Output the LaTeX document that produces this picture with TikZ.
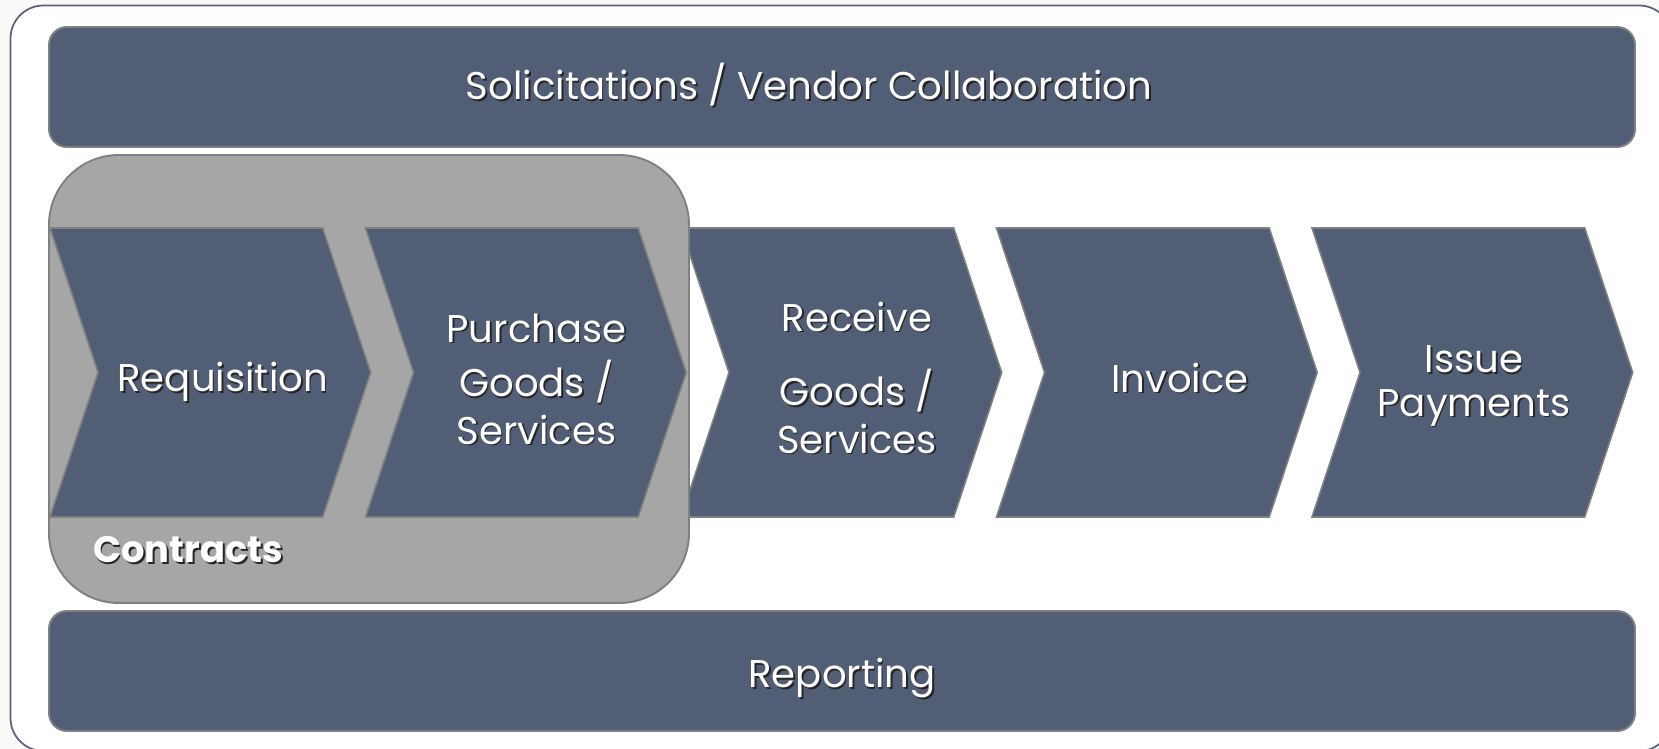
\documentclass[tikz,border=0pt]{standalone}
\usepackage{fontspec}
\setmainfont{Poppins}
\usepackage{tikz}
\usetikzlibrary{positioning,calc}

\definecolor{slate}{HTML}{525E76}
\definecolor{edgegray}{HTML}{808080}
\definecolor{boxgray}{HTML}{A6A6A6}
\definecolor{framecol}{HTML}{56627E}
\definecolor{pagebg}{HTML}{FBF9F7}

% white label with a dark drop shadow: [options]{name}{x,y}{text}
\newcommand{\shadowtext}[4][]{%
  \node[lbl,#1,text=black!85] at ($(#3)+(1.6,1.6)$) {#4};
  \node[lbl,#1] (#2) at (#3) {#4};}

\begin{document}
\begin{tikzpicture}[x=0.02cm, y=-0.02cm,
    lbl/.style={text=white, align=center, inner sep=0pt,
      font=\fontsize{22}{27}\selectfont},
    bar/.style={draw=edgegray, fill=slate, line width=1.1pt, rounded corners=0.36cm},
    chev/.style={draw=edgegray, fill=slate, line width=0.9pt, line join=miter}]
    \useasboundingbox (0,0) rectangle (1659,749);
    \clip (0,0) rectangle (1659,749);
    \fill[pagebg] (0,0) rectangle (1659,749);

    % outer frame
    \draw[framecol, fill=white, line width=1pt, rounded corners=0.66cm]
        (10.5,5.5) rectangle (1672,751);

    % top and bottom bars
    \draw[bar] (49,27) rectangle (1635,147);
    \draw[bar] (49,611) rectangle (1635,731);

    % chevrons outside the contracts box
    \foreach \cx in {681,996.5,1312}
        \draw[chev] (\cx,228) -- ++(272.7,0) -- ++(48,144.5) -- ++(-48,144.5)
            -- ++(-272.7,0) -- ++(48,-144.5) -- cycle;

    % contracts box
    \draw[draw=edgegray, fill=boxgray, line width=1.1pt, rounded corners=1.4cm]
        (49,155) rectangle (689,603);
    \foreach \cx in {50,365.5}
        \draw[chev] (\cx,228) -- ++(272.7,0) -- ++(48,144.5) -- ++(-48,144.5)
            -- ++(-272.7,0) -- ++(48,-144.5) -- cycle;

    % labels
    \shadowtext{solicit}{809,85}{Solicitations / Vendor Collaboration}
    \shadowtext{report}{842,678}{Reporting}
    \shadowtext{requisition}{222.7,382}{Requisition}
    \shadowtext{purchase}{536.5,379}{Purchase\\[4pt]Goods /\\Services}
    \shadowtext{receive}{857,377.7}{Receive\\[15.5pt]Goods /\\Services}
    \shadowtext{invoice}{1180,377.7}{Invoice}
    \shadowtext[font=\fontsize{22}{24.5}\selectfont]{payments}{1474,386}{Issue\\Payments}
    \shadowtext[anchor=west, font=\fontsize{21}{27}\selectfont\bfseries]{contracts}{93,550}{Contracts}
\end{tikzpicture}
\end{document}
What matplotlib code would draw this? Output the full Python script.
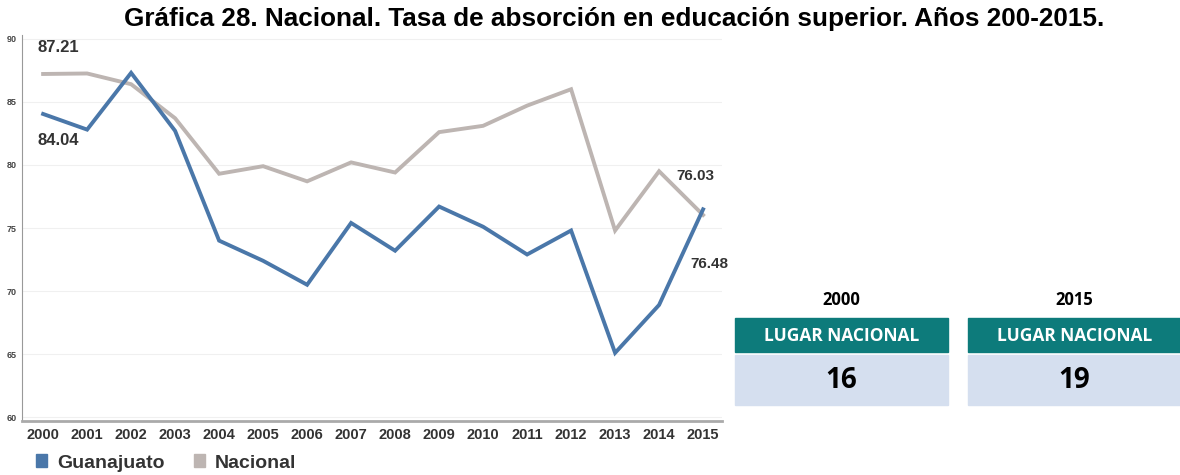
import matplotlib.pyplot as plt
from matplotlib.patches import Rectangle, Patch

years = list(range(2000, 2016))
guanajuato = [84.04, 82.8, 87.3, 82.7, 74.0, 72.4, 70.5, 75.4, 73.2, 76.7, 75.1, 72.9, 74.8, 65.1, 68.9, 76.48]
nacional = [87.21, 87.25, 86.4, 83.7, 79.3, 79.9, 78.7, 80.2, 79.4, 82.6, 83.1, 84.7, 86.0, 74.8, 79.5, 76.03]
rank_years = ["2000", "2015"]
ranks = ["16", "19"]

blue = "#4a77a9"
grey = "#bdb5b2"
teal = "#0d7b7b"
light = "#d5dfef"

plt.rcParams['font.family'] = ['Liberation Sans', 'DejaVu Sans']

fig = plt.figure(figsize=(11.8, 4.75), dpi=100)
W, H = 1180, 475

def px(x0, y0, x1, y1):
    return [x0 / W, 1 - y1 / H, (x1 - x0) / W, (y1 - y0) / H]

ax = fig.add_axes(px(22, 35, 722, 421))
ax.plot(years, guanajuato, color=blue, lw=2.8, solid_joinstyle='miter', zorder=3)
ax.plot(years, nacional, color=grey, lw=2.8, solid_joinstyle='miter', zorder=2)
ax.set_xlim(1999.52, 2015.43)
ax.set_ylim(59.7, 90.3)
ax.set_xticks(years)
ax.set_xticklabels([str(y) for y in years], fontsize=10.5, fontweight='bold', color='#333333')
ax.set_yticks([60, 65, 70, 75, 80, 85, 90])
ax.tick_params(axis='y', labelsize=6.5, length=0, pad=4, labelcolor='#444444')
ax.tick_params(axis='x', length=0, pad=5)
for lab in ax.get_yticklabels():
    lab.set_fontweight('bold')
ax.grid(axis='y', color='#f0f0f0', lw=0.8)
ax.set_axisbelow(True)
for s in ['top', 'right']:
    ax.spines[s].set_visible(False)
ax.spines['left'].set_color('#999999')
ax.spines['bottom'].set_color('#aaaaaa')
ax.spines['bottom'].set_linewidth(2)

ax.annotate(f"{nacional[0]:.2f}", (years[0], nacional[0]), xytext=(-4, 14), textcoords='offset points',
            fontsize=12, fontweight='bold', color='#333333', va='bottom', ha='left')
ax.annotate(f"{guanajuato[0]:.2f}", (years[0], guanajuato[0]), xytext=(-4, -14), textcoords='offset points',
            fontsize=12, fontweight='bold', color='#333333', va='top', ha='left')
ax.annotate(f"{nacional[-1]:.2f}", (years[-1], nacional[-1]), xytext=(8, 23), textcoords='offset points',
            fontsize=11, fontweight='bold', color='#333333', va='bottom', ha='right')
ax.annotate(f"{guanajuato[-1]:.2f}", (years[-1], guanajuato[-1]), xytext=(18, -34), textcoords='offset points',
            fontsize=11, fontweight='bold', color='#333333', va='top', ha='right')

fig.text(614 / W, 1 - 19 / H, "Gráfica 28. Nacional. Tasa de absorción en educación superior. Años 200-2015.",
         ha='center', va='center', fontsize=18.8, fontweight='bold')

fig.legend(handles=[Patch(color=blue, label="Guanajuato"), Patch(color=grey, label="Nacional")],
           loc='center left', bbox_to_anchor=(18 / W, 1 - 463 / H), ncol=2, frameon=False,
           prop={'size': 14, 'weight': 'bold'}, handlelength=0.6, handleheight=0.6,
           handletextpad=0.5, columnspacing=1.5, labelcolor='#333333')

# rank boxes
bx = fig.add_axes([0, 0, 1, 1], zorder=5)
bx.set_xlim(0, W)
bx.set_ylim(H, 0)
bx.axis('off')
for i, (yr, r) in enumerate(zip(rank_years, ranks)):
    x0 = 735 + i * 233
    w = 213
    bx.add_patch(Rectangle((x0, 318), w, 34, color=teal))
    bx.add_patch(Rectangle((x0, 355), w, 50, color=light))
    bx.text(x0 + w / 2, 300, yr, ha='center', va='center', fontsize=12, fontweight='bold',
            family=['Open Sans', 'DejaVu Sans'])
    bx.text(x0 + w / 2, 336, "LUGAR NACIONAL", ha='center', va='center', fontsize=12.5,
            fontweight='bold', color='white', family=['Open Sans', 'DejaVu Sans'])
    bx.text(x0 + w / 2, 381, r, ha='center', va='center', fontsize=20, fontweight='bold',
            family=['Open Sans', 'DejaVu Sans'])

fig.savefig("out.png", dpi=100)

Task details
The records above are to be quoted exactly, with all pictures left out.

Correct output
Output the LaTeX document that produces this picture with TikZ.
\documentclass[tikz,border=0pt]{standalone}
\usepackage{fontspec}
\setmainfont{Poppins}
\usepackage{tikz}
\usetikzlibrary{positioning,calc}

\definecolor{slate}{HTML}{525E76}
\definecolor{edgegray}{HTML}{808080}
\definecolor{boxgray}{HTML}{A6A6A6}
\definecolor{framecol}{HTML}{56627E}
\definecolor{pagebg}{HTML}{FBF9F7}

% white label with a dark drop shadow: [options]{name}{x,y}{text}
\newcommand{\shadowtext}[4][]{%
  \node[lbl,#1,text=black!85] at ($(#3)+(1.6,1.6)$) {#4};
  \node[lbl,#1] (#2) at (#3) {#4};}

\begin{document}
\begin{tikzpicture}[x=0.02cm, y=-0.02cm,
    lbl/.style={text=white, align=center, inner sep=0pt,
      font=\fontsize{22}{27}\selectfont},
    bar/.style={draw=edgegray, fill=slate, line width=1.1pt, rounded corners=0.36cm},
    chev/.style={draw=edgegray, fill=slate, line width=0.9pt, line join=miter}]
    \useasboundingbox (0,0) rectangle (1659,749);
    \clip (0,0) rectangle (1659,749);
    \fill[pagebg] (0,0) rectangle (1659,749);

    % outer frame
    \draw[framecol, fill=white, line width=1pt, rounded corners=0.66cm]
        (10.5,5.5) rectangle (1672,751);

    % top and bottom bars
    \draw[bar] (49,27) rectangle (1635,147);
    \draw[bar] (49,611) rectangle (1635,731);

    % chevrons outside the contracts box
    \foreach \cx in {681,996.5,1312}
        \draw[chev] (\cx,228) -- ++(272.7,0) -- ++(48,144.5) -- ++(-48,144.5)
            -- ++(-272.7,0) -- ++(48,-144.5) -- cycle;

    % contracts box
    \draw[draw=edgegray, fill=boxgray, line width=1.1pt, rounded corners=1.4cm]
        (49,155) rectangle (689,603);
    \foreach \cx in {50,365.5}
        \draw[chev] (\cx,228) -- ++(272.7,0) -- ++(48,144.5) -- ++(-48,144.5)
            -- ++(-272.7,0) -- ++(48,-144.5) -- cycle;

    % labels
    \shadowtext{solicit}{809,85}{Solicitations / Vendor Collaboration}
    \shadowtext{report}{842,678}{Reporting}
    \shadowtext{requisition}{222.7,382}{Requisition}
    \shadowtext{purchase}{536.5,379}{Purchase\\[4pt]Goods /\\Services}
    \shadowtext{receive}{857,377.7}{Receive\\[15.5pt]Goods /\\Services}
    \shadowtext{invoice}{1180,377.7}{Invoice}
    \shadowtext[font=\fontsize{22}{24.5}\selectfont]{payments}{1474,386}{Issue\\Payments}
    \shadowtext[anchor=west, font=\fontsize{21}{27}\selectfont\bfseries]{contracts}{93,550}{Contracts}
\end{tikzpicture}
\end{document}
What matplotlib code would draw this? Output the full Python script.
import matplotlib.pyplot as plt
from matplotlib.patches import Rectangle, Patch

years = list(range(2000, 2016))
guanajuato = [84.04, 82.8, 87.3, 82.7, 74.0, 72.4, 70.5, 75.4, 73.2, 76.7, 75.1, 72.9, 74.8, 65.1, 68.9, 76.48]
nacional = [87.21, 87.25, 86.4, 83.7, 79.3, 79.9, 78.7, 80.2, 79.4, 82.6, 83.1, 84.7, 86.0, 74.8, 79.5, 76.03]
rank_years = ["2000", "2015"]
ranks = ["16", "19"]

blue = "#4a77a9"
grey = "#bdb5b2"
teal = "#0d7b7b"
light = "#d5dfef"

plt.rcParams['font.family'] = ['Liberation Sans', 'DejaVu Sans']

fig = plt.figure(figsize=(11.8, 4.75), dpi=100)
W, H = 1180, 475

def px(x0, y0, x1, y1):
    return [x0 / W, 1 - y1 / H, (x1 - x0) / W, (y1 - y0) / H]

ax = fig.add_axes(px(22, 35, 722, 421))
ax.plot(years, guanajuato, color=blue, lw=2.8, solid_joinstyle='miter', zorder=3)
ax.plot(years, nacional, color=grey, lw=2.8, solid_joinstyle='miter', zorder=2)
ax.set_xlim(1999.52, 2015.43)
ax.set_ylim(59.7, 90.3)
ax.set_xticks(years)
ax.set_xticklabels([str(y) for y in years], fontsize=10.5, fontweight='bold', color='#333333')
ax.set_yticks([60, 65, 70, 75, 80, 85, 90])
ax.tick_params(axis='y', labelsize=6.5, length=0, pad=4, labelcolor='#444444')
ax.tick_params(axis='x', length=0, pad=5)
for lab in ax.get_yticklabels():
    lab.set_fontweight('bold')
ax.grid(axis='y', color='#f0f0f0', lw=0.8)
ax.set_axisbelow(True)
for s in ['top', 'right']:
    ax.spines[s].set_visible(False)
ax.spines['left'].set_color('#999999')
ax.spines['bottom'].set_color('#aaaaaa')
ax.spines['bottom'].set_linewidth(2)

ax.annotate(f"{nacional[0]:.2f}", (years[0], nacional[0]), xytext=(-4, 14), textcoords='offset points',
            fontsize=12, fontweight='bold', color='#333333', va='bottom', ha='left')
ax.annotate(f"{guanajuato[0]:.2f}", (years[0], guanajuato[0]), xytext=(-4, -14), textcoords='offset points',
            fontsize=12, fontweight='bold', color='#333333', va='top', ha='left')
ax.annotate(f"{nacional[-1]:.2f}", (years[-1], nacional[-1]), xytext=(8, 23), textcoords='offset points',
            fontsize=11, fontweight='bold', color='#333333', va='bottom', ha='right')
ax.annotate(f"{guanajuato[-1]:.2f}", (years[-1], guanajuato[-1]), xytext=(18, -34), textcoords='offset points',
            fontsize=11, fontweight='bold', color='#333333', va='top', ha='right')

fig.text(614 / W, 1 - 19 / H, "Gráfica 28. Nacional. Tasa de absorción en educación superior. Años 200-2015.",
         ha='center', va='center', fontsize=18.8, fontweight='bold')

fig.legend(handles=[Patch(color=blue, label="Guanajuato"), Patch(color=grey, label="Nacional")],
           loc='center left', bbox_to_anchor=(18 / W, 1 - 463 / H), ncol=2, frameon=False,
           prop={'size': 14, 'weight': 'bold'}, handlelength=0.6, handleheight=0.6,
           handletextpad=0.5, columnspacing=1.5, labelcolor='#333333')

# rank boxes
bx = fig.add_axes([0, 0, 1, 1], zorder=5)
bx.set_xlim(0, W)
bx.set_ylim(H, 0)
bx.axis('off')
for i, (yr, r) in enumerate(zip(rank_years, ranks)):
    x0 = 735 + i * 233
    w = 213
    bx.add_patch(Rectangle((x0, 318), w, 34, color=teal))
    bx.add_patch(Rectangle((x0, 355), w, 50, color=light))
    bx.text(x0 + w / 2, 300, yr, ha='center', va='center', fontsize=12, fontweight='bold',
            family=['Open Sans', 'DejaVu Sans'])
    bx.text(x0 + w / 2, 336, "LUGAR NACIONAL", ha='center', va='center', fontsize=12.5,
            fontweight='bold', color='white', family=['Open Sans', 'DejaVu Sans'])
    bx.text(x0 + w / 2, 381, r, ha='center', va='center', fontsize=20, fontweight='bold',
            family=['Open Sans', 'DejaVu Sans'])

fig.savefig("out.png", dpi=100)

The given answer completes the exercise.